Recorded data »
START
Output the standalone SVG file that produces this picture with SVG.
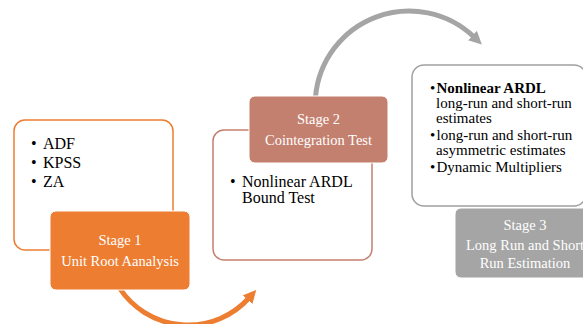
<svg xmlns="http://www.w3.org/2000/svg" width="583" height="324" viewBox="0 0 583 324">
<style>
.t{font-family:"Liberation Serif","Times New Roman",serif;fill:#000}
.lb{font-family:"Liberation Serif","Times New Roman",serif;fill:#FFFFFF;font-size:14.5px;text-anchor:middle}
.b16{font-size:16px}
.b15{font-size:15px}
.card{fill:#FFFFFF;stroke-width:1.5}
.conn{fill:none;stroke-width:5}
</style>
<defs>
<marker id="ahG" markerUnits="userSpaceOnUse" viewBox="0 0 12 12" refX="2" refY="6" markerWidth="13" markerHeight="13" orient="auto">
<path d="M0,0 L12,6 L0,12 z" fill="#A5A5A5"/>
</marker>
<marker id="ahO" markerUnits="userSpaceOnUse" viewBox="0 0 12 12" refX="2" refY="6" markerWidth="13" markerHeight="13" orient="auto">
<path d="M0,0 L12,6 L0,12 z" fill="#ED7D31"/>
</marker>
</defs>
<rect width="583" height="324" fill="#FFFFFF"/>
<g id="connectors">
<path class="conn" d="M 315.5 97 A 94 94 0 0 1 474 37" stroke="#A5A5A5" marker-end="url(#ahG)"/>
<path class="conn" d="M 119.5 288 A 82 82 0 0 0 249 298" stroke="#ED7D31" marker-end="url(#ahO)"/>
</g>
<g id="stage1-detail">
<rect class="card" x="14" y="120" width="159" height="130" rx="11" stroke="#ED7D31"/>
<text class="t b16" x="31" y="149">•</text><text class="t b16" x="43" y="149">ADF</text>
<text class="t b16" x="31" y="168">•</text><text class="t b16" x="43" y="168">KPSS</text>
<text class="t b16" x="31" y="187">•</text><text class="t b16" x="43" y="187">ZA</text>
</g>
<g id="stage1">
<rect x="50" y="211" width="140" height="79" rx="6" fill="#ED7D31" stroke="#FFFFFF" stroke-width="1"/>
<text class="lb" x="120" y="245">Stage 1</text>
<text class="lb" x="120" y="266">Unit Root Aanalysis</text>
</g>
<g id="stage2-detail">
<rect class="card" x="213" y="130" width="159" height="130" rx="11" stroke="#C4806F"/>
<text class="t b16" x="230" y="187">•</text><text class="t b16" x="242" y="187">Nonlinear ARDL</text>
<text class="t b16" x="242" y="203">Bound Test</text>
</g>
<g id="stage2">
<rect x="249" y="96" width="139" height="67" rx="6" fill="#C4806F" stroke="#FFFFFF" stroke-width="1"/>
<text class="lb" x="318.5" y="124">Stage 2</text>
<text class="lb" x="318.5" y="145">Cointegration Test</text>
</g>
<g id="stage3-detail">
<rect class="card" x="412" y="65" width="174" height="141" rx="12" stroke="#A0A0A0"/>
<text class="t b15" x="430" y="93">•</text><text class="t b15" x="436.5" y="93" font-weight="bold">Nonlinear ARDL</text>
<text class="t b15" x="436" y="108">long-run and short-run</text>
<text class="t b15" x="436" y="122.5">estimates</text>
<text class="t b15" x="430" y="140">•</text><text class="t b15" x="436.5" y="140">long-run and short-run</text>
<text class="t b15" x="436" y="154.5">asymmetric estimates</text>
<text class="t b15" x="430" y="172">•</text><text class="t b15" x="436.5" y="172">Dynamic Multipliers</text>
</g>
<g id="stage3">
<rect x="455" y="208" width="140" height="70" rx="6" fill="#A5A5A5" stroke="#FFFFFF" stroke-width="1"/>
<text class="lb" x="525" y="230">Stage 3</text>
<text class="lb" x="525" y="250">Long Run and Short</text>
<text class="lb" x="525" y="267.5">Run Estimation</text>
</g>
</svg>
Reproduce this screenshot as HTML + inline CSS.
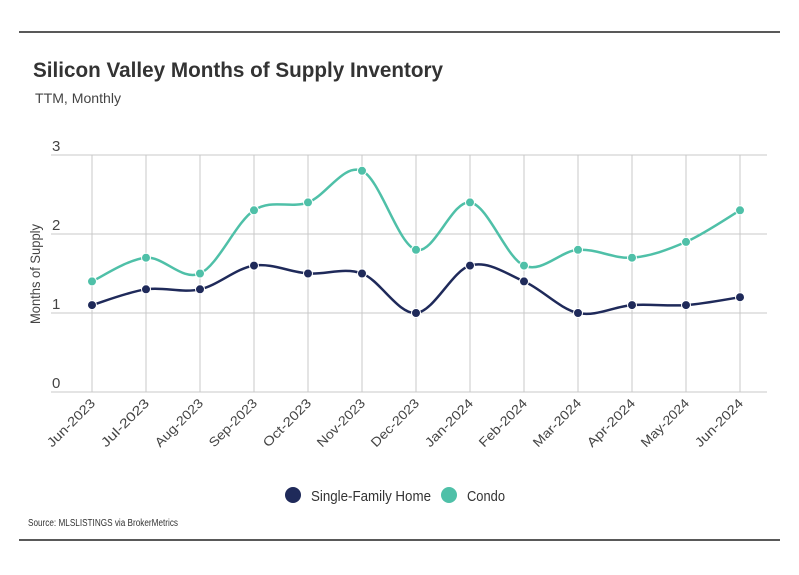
END
Required task »
Transcribe all the records above word for word, without their images.

The reply »
Output the standalone SVG file that produces this picture with SVG.
<svg xmlns="http://www.w3.org/2000/svg" width="583" height="324" viewBox="0 0 583 324">
<style>
.t{font-family:"Liberation Serif","Times New Roman",serif;fill:#000}
.lb{font-family:"Liberation Serif","Times New Roman",serif;fill:#FFFFFF;font-size:14.5px;text-anchor:middle}
.b16{font-size:16px}
.b15{font-size:15px}
.card{fill:#FFFFFF;stroke-width:1.5}
.conn{fill:none;stroke-width:5}
</style>
<defs>
<marker id="ahG" markerUnits="userSpaceOnUse" viewBox="0 0 12 12" refX="2" refY="6" markerWidth="13" markerHeight="13" orient="auto">
<path d="M0,0 L12,6 L0,12 z" fill="#A5A5A5"/>
</marker>
<marker id="ahO" markerUnits="userSpaceOnUse" viewBox="0 0 12 12" refX="2" refY="6" markerWidth="13" markerHeight="13" orient="auto">
<path d="M0,0 L12,6 L0,12 z" fill="#ED7D31"/>
</marker>
</defs>
<rect width="583" height="324" fill="#FFFFFF"/>
<g id="connectors">
<path class="conn" d="M 315.5 97 A 94 94 0 0 1 474 37" stroke="#A5A5A5" marker-end="url(#ahG)"/>
<path class="conn" d="M 119.5 288 A 82 82 0 0 0 249 298" stroke="#ED7D31" marker-end="url(#ahO)"/>
</g>
<g id="stage1-detail">
<rect class="card" x="14" y="120" width="159" height="130" rx="11" stroke="#ED7D31"/>
<text class="t b16" x="31" y="149">•</text><text class="t b16" x="43" y="149">ADF</text>
<text class="t b16" x="31" y="168">•</text><text class="t b16" x="43" y="168">KPSS</text>
<text class="t b16" x="31" y="187">•</text><text class="t b16" x="43" y="187">ZA</text>
</g>
<g id="stage1">
<rect x="50" y="211" width="140" height="79" rx="6" fill="#ED7D31" stroke="#FFFFFF" stroke-width="1"/>
<text class="lb" x="120" y="245">Stage 1</text>
<text class="lb" x="120" y="266">Unit Root Aanalysis</text>
</g>
<g id="stage2-detail">
<rect class="card" x="213" y="130" width="159" height="130" rx="11" stroke="#C4806F"/>
<text class="t b16" x="230" y="187">•</text><text class="t b16" x="242" y="187">Nonlinear ARDL</text>
<text class="t b16" x="242" y="203">Bound Test</text>
</g>
<g id="stage2">
<rect x="249" y="96" width="139" height="67" rx="6" fill="#C4806F" stroke="#FFFFFF" stroke-width="1"/>
<text class="lb" x="318.5" y="124">Stage 2</text>
<text class="lb" x="318.5" y="145">Cointegration Test</text>
</g>
<g id="stage3-detail">
<rect class="card" x="412" y="65" width="174" height="141" rx="12" stroke="#A0A0A0"/>
<text class="t b15" x="430" y="93">•</text><text class="t b15" x="436.5" y="93" font-weight="bold">Nonlinear ARDL</text>
<text class="t b15" x="436" y="108">long-run and short-run</text>
<text class="t b15" x="436" y="122.5">estimates</text>
<text class="t b15" x="430" y="140">•</text><text class="t b15" x="436.5" y="140">long-run and short-run</text>
<text class="t b15" x="436" y="154.5">asymmetric estimates</text>
<text class="t b15" x="430" y="172">•</text><text class="t b15" x="436.5" y="172">Dynamic Multipliers</text>
</g>
<g id="stage3">
<rect x="455" y="208" width="140" height="70" rx="6" fill="#A5A5A5" stroke="#FFFFFF" stroke-width="1"/>
<text class="lb" x="525" y="230">Stage 3</text>
<text class="lb" x="525" y="250">Long Run and Short</text>
<text class="lb" x="525" y="267.5">Run Estimation</text>
</g>
</svg>
Reproduce this screenshot as HTML + inline CSS.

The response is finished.